Auditing Gender Analyzers on Text Data

AI models have become extremely popular and accessible to the general public. However, they are continuously under the scanner due to their demonstrable biases toward various sections of the society like people of color and non-binary people. In this study, we audit three existing gender analyzers -- uClassify, Readable and HackerFactor, for biases against non-binary individuals. These tools are designed to predict only the cisgender binary labels, which leads to discrimination against non-binary members of the society. We curate two datasets -- Reddit comments (660k) and, Tumblr posts (2.05M) and our experimental evaluation shows that the tools are highly inaccurate with the overall accuracy being ~50% on all platforms. Predictions for non-binary comments on all platforms are mostly female, thus propagating the societal bias that non-binary individuals are effeminate. To address this, we fine-tune a BERT multi-label classifier on the two datasets in multiple combinations, observe an overall performance of ~77% on the most realistically deployable setting and a surprisingly higher performance of 90% for the non-binary class. We also audit ChatGPT using zero-shot prompts on a small dataset (due to high pricing) and observe an average accuracy of 58% for Reddit and Tumblr combined (with overall better results for Reddit). Thus, we show that existing systems, including highly advanced ones like ChatGPT are biased, and need better audits and moderation and, that such societal biases can be addressed and alleviated through simple off-the-shelf models like BERT trained on more gender inclusive datasets.
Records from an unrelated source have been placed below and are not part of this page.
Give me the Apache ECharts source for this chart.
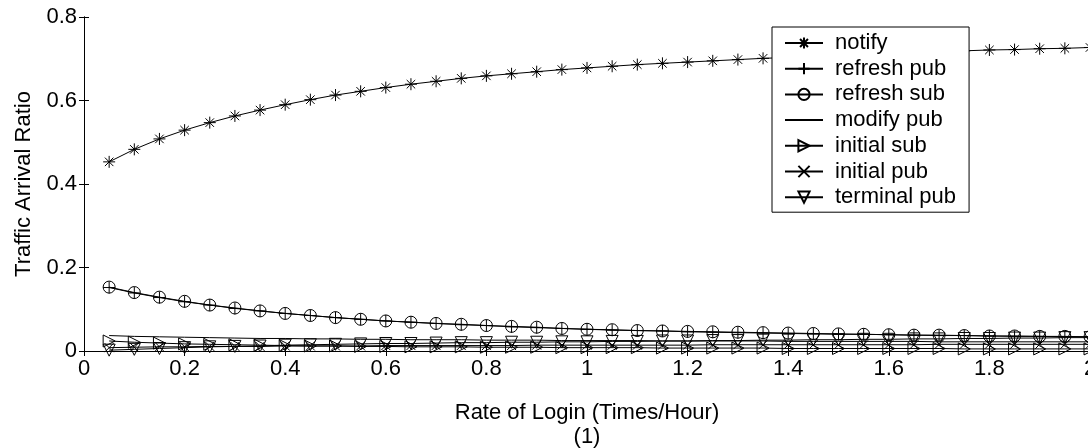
<!DOCTYPE html>
<html>
<head>
<meta charset="utf-8">
<script src="https://cdn.jsdelivr.net/npm/echarts@6/dist/echarts.min.js"></script>
<style>
html,body{margin:0;padding:0;background:#fff;}
#chart{width:1088px;height:448px;}
</style>
</head>
<body>
<div id="chart"></div>
<script>
// x values: rate of login (times/hour)
const xValues = [0.05,0.10,0.15,0.20,0.25,0.30,0.35,0.40,0.45,0.50,
                 0.55,0.60,0.65,0.70,0.75,0.80,0.85,0.90,0.95,1.00,
                 1.05,1.10,1.15,1.20,1.25,1.30,1.35,1.40,1.45,1.50,
                 1.55,1.60,1.65,1.70,1.75,1.80,1.85,1.90,1.95,2.00];

const notify = [0.453,0.483,0.508,0.529,0.547,0.563,0.577,0.590,0.602,0.613,
                0.622,0.631,0.639,0.646,0.653,0.659,0.664,0.669,0.674,0.678,
                0.682,0.686,0.689,0.692,0.695,0.698,0.701,0.703,0.706,0.708,
                0.710,0.712,0.714,0.717,0.719,0.721,0.722,0.724,0.725,0.727];

const refreshPub = [0.152,0.139,0.128,0.118,0.110,0.102,0.096,0.090,0.085,0.080,
                    0.076,0.072,0.069,0.066,0.063,0.061,0.058,0.056,0.054,0.052,
                    0.050,0.049,0.048,0.046,0.045,0.044,0.043,0.042,0.041,0.040,
                    0.040,0.039,0.038,0.037,0.037,0.036,0.035,0.035,0.034,0.034];

const refreshSub = [0.153,0.140,0.129,0.119,0.110,0.103,0.096,0.090,0.085,0.080,
                    0.076,0.072,0.069,0.066,0.064,0.061,0.059,0.057,0.054,0.052,
                    0.051,0.049,0.048,0.047,0.046,0.045,0.044,0.043,0.042,0.041,
                    0.040,0.039,0.038,0.038,0.037,0.036,0.036,0.035,0.035,0.034];

const modifyPub = [0.037,0.035,0.034,0.033,0.032,0.031,0.030,0.030,0.029,0.029,
                   0.028,0.028,0.027,0.027,0.027,0.026,0.026,0.026,0.025,0.025,
                   0.025,0.025,0.024,0.024,0.024,0.024,0.024,0.023,0.023,0.023,
                   0.023,0.023,0.023,0.022,0.022,0.022,0.022,0.022,0.022,0.022];

const initialSub = [0.024,0.021,0.019,0.017,0.016,0.015,0.014,0.013,0.012,0.012,
                    0.011,0.011,0.010,0.010,0.010,0.009,0.009,0.009,0.008,0.008,
                    0.008,0.008,0.007,0.007,0.007,0.007,0.007,0.006,0.006,0.006,
                    0.006,0.006,0.006,0.006,0.005,0.005,0.005,0.005,0.005,0.005];

const initialPub = [0.008,0.009,0.010,0.010,0.011,0.011,0.011,0.012,0.012,0.012,
                    0.012,0.013,0.013,0.013,0.013,0.013,0.013,0.014,0.014,0.014,
                    0.014,0.014,0.014,0.014,0.015,0.015,0.015,0.015,0.015,0.015,
                    0.015,0.015,0.015,0.016,0.016,0.016,0.016,0.016,0.016,0.016];

const terminalPub = [0.002,0.004,0.006,0.008,0.010,0.011,0.012,0.014,0.015,0.016,
                     0.017,0.018,0.018,0.019,0.020,0.020,0.021,0.021,0.022,0.022,
                     0.023,0.023,0.024,0.024,0.025,0.025,0.026,0.026,0.027,0.027,
                     0.028,0.028,0.029,0.029,0.030,0.030,0.031,0.031,0.032,0.032];

const seriesNames = ['notify','refresh pub','refresh sub','modify pub','initial sub','initial pub','terminal pub'];
const seriesValues = [notify, refreshPub, refreshSub, modifyPub, initialSub, initialPub, terminalPub];

const xTicks = {min: 0, max: 2, interval: 0.2};
const yTicks = {min: 0, max: 0.8, interval: 0.2};

const FONT = "'Liberation Sans', Arial, sans-serif";
const FS = 22;

const symbols = [
  'path://M5 0L5 10M0 5L10 5M1.46 1.46L8.54 8.54M1.46 8.54L8.54 1.46',
  'path://M5 0L5 10M0 5L10 5',
  'circle',
  'circle',
  'path://M0 0L10 5L0 10Z',
  'path://M0 0L10 10M0 10L10 0',
  'path://M0 0L10 0L5 10Z'
];
const symbolSizes = [12, 12, 12, 0, 12, 9, 12];

const series = seriesNames.map((name, i) => ({
  name: name,
  type: 'line',
  data: xValues.map((x, j) => [x, seriesValues[i][j]]),
  symbol: symbols[i],
  symbolSize: symbolSizes[i],
  showSymbol: symbolSizes[i] > 0,
  lineStyle: {color: '#000', width: 1},
  itemStyle: {color: 'rgba(255,255,255,0)', borderColor: '#000', borderWidth: 1},
  emphasis: {disabled: true},
  z: 2 + i
}));

const legendData = seriesNames.map((name, i) => symbolSizes[i] > 0 ? {name: name} :
  {name: name, itemStyle: {color: 'rgba(255,255,255,0)', borderColor: 'rgba(255,255,255,0)', borderWidth: 0}});

const axisCommon = {
  axisLine: {show: true, lineStyle: {color: '#000', width: 1}},
  axisTick: {show: true, inside: true, length: 5, lineStyle: {color: '#000'}},
  splitLine: {show: false}
};

const option = {
  animation: false,
  backgroundColor: '#fff',
  textStyle: {fontFamily: FONT},
  grid: {left: 84, right: -2, top: 17, bottom: 97, containLabel: false, outerBoundsMode: 'none'},
  legend: {
    orient: 'vertical',
    left: 772,
    top: 27,
    padding: [5, 13, 4, 12],
    backgroundColor: '#fff',
    borderColor: '#000',
    borderWidth: 1,
    borderRadius: 0,
    itemWidth: 38,
    itemHeight: 14,
    itemGap: 3.7,
    selectedMode: false,
    textStyle: {fontFamily: FONT, fontSize: FS, color: '#000', lineHeight: 22, padding: [0, 0, 0, 7]},
    data: legendData,
    z: 20
  },
  xAxis: [
    Object.assign({
      type: 'value', position: 'bottom',
      min: xTicks.min, max: xTicks.max, interval: xTicks.interval,
      axisLabel: {fontFamily: FONT, fontSize: FS, color: '#000', margin: 7},
      name: 'Rate of Login (Times/Hour)\n(1)',
      nameLocation: 'middle',
      nameGap: 50,
      nameTextStyle: {fontFamily: FONT, fontSize: FS, color: '#000', lineHeight: 24}
    }, axisCommon),
    Object.assign({
      type: 'value', position: 'top',
      min: xTicks.min, max: xTicks.max, interval: xTicks.interval,
      axisLabel: {show: false}
    }, axisCommon)
  ],
  yAxis: [
    Object.assign({
      type: 'value', position: 'left',
      min: yTicks.min, max: yTicks.max, interval: yTicks.interval,
      axisLabel: {fontFamily: FONT, fontSize: FS, color: '#000', margin: 7},
      name: 'Traffic Arrival Ratio',
      nameLocation: 'middle',
      nameGap: 49,
      nameTextStyle: {fontFamily: FONT, fontSize: FS, color: '#000'}
    }, axisCommon),
    Object.assign({
      type: 'value', position: 'right',
      min: yTicks.min, max: yTicks.max, interval: yTicks.interval,
      axisLabel: {show: false}
    }, axisCommon)
  ],
  series: series
};

const chart = echarts.init(document.getElementById('chart'), null, {renderer: 'canvas'});
chart.setOption(option);
</script>
</body>
</html>
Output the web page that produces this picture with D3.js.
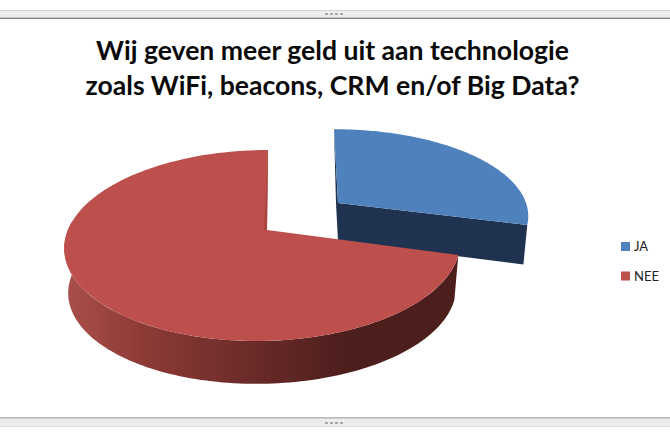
<!DOCTYPE html>
<html>
<head>
<meta charset="utf-8">
<script src="https://cdn.jsdelivr.net/npm/d3@7"></script>
<style>
html,body{margin:0;padding:0;background:#fff;}
svg{display:block;}
text{font-family:Lato,"Open Sans",sans-serif;}
</style>
</head>
<body>
<div id="chart"></div>
<script>
var categories = ["JA","NEE"],
	shares = [29,71],
	colours = ["#4f81bd","#bd4f4c"],
	title_lines = ["Wij geven meer geld uit aan technologie","zoals WiFi, beacons, CRM en/of Big Data?"];

var width = 670,
	height = 440,
	depth = 43,
	tilt = 0.152;

var svg = d3.select("#chart").append("svg")
	.attr("width",width)
	.attr("height",height);

// gradient for the outer wall of the big slice
var grad = svg.append("defs").append("linearGradient")
	.attr("id","wall")
	.attr("gradientUnits","userSpaceOnUse")
	.attr("x1",65).attr("x2",458).attr("y1",0).attr("y2",0);

grad.selectAll("stop")
	.data([[0,"#a94f4b"],[0.2,"#8d3a36"],[0.5,"#672a28"],[0.72,"#4c1e1c"],[1,"#4c1e1c"]])
	.enter().append("stop")
	.attr("offset",function(d){return d[0]})
	.attr("stop-color",function(d){return d[1]});

// pie angles from d3, the rim is a circle seen in perspective
var arcs = d3.pie().sort(null).value(function(d){return d})(shares);

var geom = [
	{ax:338,ay:203,rimx:334,rimy:203,A:192,B:85,skew:0},
	{ax:267,ay:230,rimx:263,rimy:231,A:195.5,B:93.3,skew:5.8}
];

function rim(g,theta,drop,shrink){
	var u = Math.sin(theta), v = -Math.cos(theta), w = 1-tilt*v;
	return [
		g.rimx+shrink*(g.A*u-g.skew*v)/w,
		g.rimy+drop+shrink*g.B*v/w
	];
}

function rim_points(g,a0,a1,drop,shrink){
	return d3.range(0,121).map(function(i){
		return rim(g,a0+(a1-a0)*i/120,drop,shrink);
	});
}

var line = d3.line();

// blue slice goes first, the red one sits in front of it
var b = geom[0], ba = arcs[0];
var b_end = rim(b,ba.endAngle,0,1), b_end_low = rim(b,ba.endAngle,depth-3,0.98);
var b_start = rim(b,ba.startAngle,0,1);

svg.append("path")
	.attr("d",line([b_start,[b.ax,b.ay],[b.ax,b.ay+38],[b.ax-2,b.ay]])+"Z")
	.attr("fill","#1f3350");

svg.append("path")
	.attr("d",line([[b.ax,b.ay],b_end,b_end_low,[b.ax,b.ay+38]])+"Z")
	.attr("fill","#1f3350");

svg.append("path")
	.attr("d",line([[b.ax,b.ay]].concat(rim_points(b,ba.startAngle,ba.endAngle,0,1)))+"Z")
	.attr("fill",colours[0]);

var r = geom[1], ra = arcs[1];

// outer wall, only the part facing the viewer
var wall_from = ra.startAngle, wall_to = 3*Math.PI/2+0.1;
var wall_top = rim_points(r,wall_from,wall_to,0,1),
	wall_low = rim_points(r,wall_from,wall_to,depth+2,0.98).reverse();

svg.append("path")
	.attr("d",line(wall_top.concat(wall_low))+"Z")
	.attr("fill","url(#wall)");

svg.append("path")
	.attr("d",line([[r.ax,r.ay]].concat(rim_points(r,ra.startAngle,ra.endAngle,0,1)))+"Z")
	.attr("fill",colours[1]);

// thin shaded edge where the red slice is cut, top left of the gap
svg.append("path")
	.attr("d",line([rim(r,ra.endAngle,0,1),[r.ax,r.ay],[r.ax-3,r.ay]])+"Z")
	.attr("fill","#a8453f");

// title
svg.selectAll(".title").data(title_lines).enter().append("text")
	.attr("class","title")
	.attr("x",332.5)
	.attr("y",function(d,i){return 60+i*35})
	.attr("text-anchor","middle")
	.attr("font-size",26.6)
	.attr("font-weight",700)
	.attr("fill","#0a0a0a")
	.text(function(d){return d});

// legend
var legend = svg.selectAll(".legend").data(categories).enter().append("g")
	.attr("class","legend")
	.attr("transform",function(d,i){return "translate(621,"+(242+i*29.5)+")"});

legend.append("rect")
	.attr("width",9).attr("height",9)
	.attr("fill",function(d,i){return colours[i]});

legend.append("text")
	.attr("x",13).attr("y",9)
	.attr("font-size",13)
	.attr("fill","#222")
	.text(function(d){return d});

// window bars above and below the chart
[[10,8],[418,9]].forEach(function(d){
	svg.append("rect").attr("x",0).attr("y",d[0]).attr("width",width).attr("height",d[1]).attr("fill","#ececec");
});
[[10,"#d4d4d4"],[17,"#c4c4c4"],[18,"#808080"],[417,"#b8b8b8"],[418,"#cfcfcf"],[426,"#dedede"]].forEach(function(d){
	svg.append("rect").attr("x",0).attr("y",d[0]).attr("width",width).attr("height",1).attr("fill",d[1]);
});

// grip dots in the middle of each bar
[13,422].forEach(function(y){
	svg.selectAll(null).data(d3.range(4)).enter().append("rect")
		.attr("x",function(i){return 325+i*5})
		.attr("y",y)
		.attr("width",3).attr("height",2)
		.attr("fill","#a8a8a8");
});

</script>
</body>
</html>
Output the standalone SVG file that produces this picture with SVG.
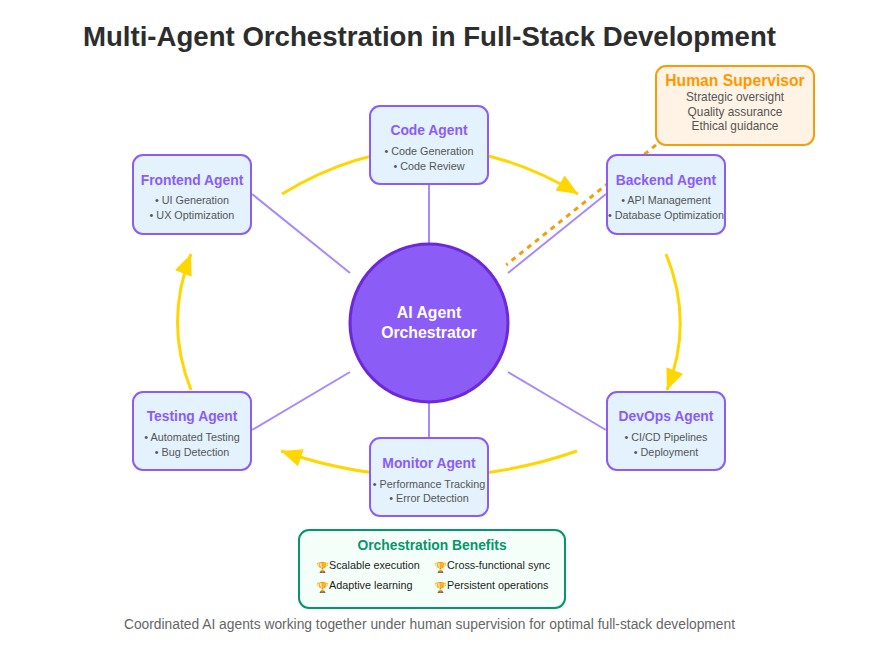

翻译：人工智能模型已变得极为流行且易于公众获取。然而，由于其对有色人种、非二元性别者等社会群体存在明显偏见，这些模型持续受到审视。本研究对三种现有性别分析工具——uClassify、Readable和HackerFactor——针对非二元性别个体的偏见进行了审计。这些工具仅设计用于预测顺性别二元标签，导致对社会中非二元性别成员的歧视。我们整理了两个数据集——Reddit评论（66万条）和Tumblr帖子（205万条）——实验评估表明，这些工具在所有平台上的整体准确率均约为50%，表现出高度不准确性。所有平台上非二元性别评论的预测结果大多为女性，从而传播了非二元性别个体具有女性化特质的社会偏见。为解决此问题，我们在两个数据集上以多种组合方式微调了BERT多标签分类器，在最接近实际部署场景下观察到约77%的整体性能，而针对非二元性别类别则意外获得高达90%的性能。我们还通过零样本提示在少量数据集上（因定价高昂）对ChatGPT进行了审计，观察到Reddit和Tumblr综合平均准确率为58%（Reddit整体表现更优）。由此证明，包括ChatGPT这类高度先进系统在内的现有模型均存在偏见，亟需更完善的审计与调控，而此类社会偏见可通过诸如基于更具性别包容性数据集训练的BERT等现成模型得到缓解与消除。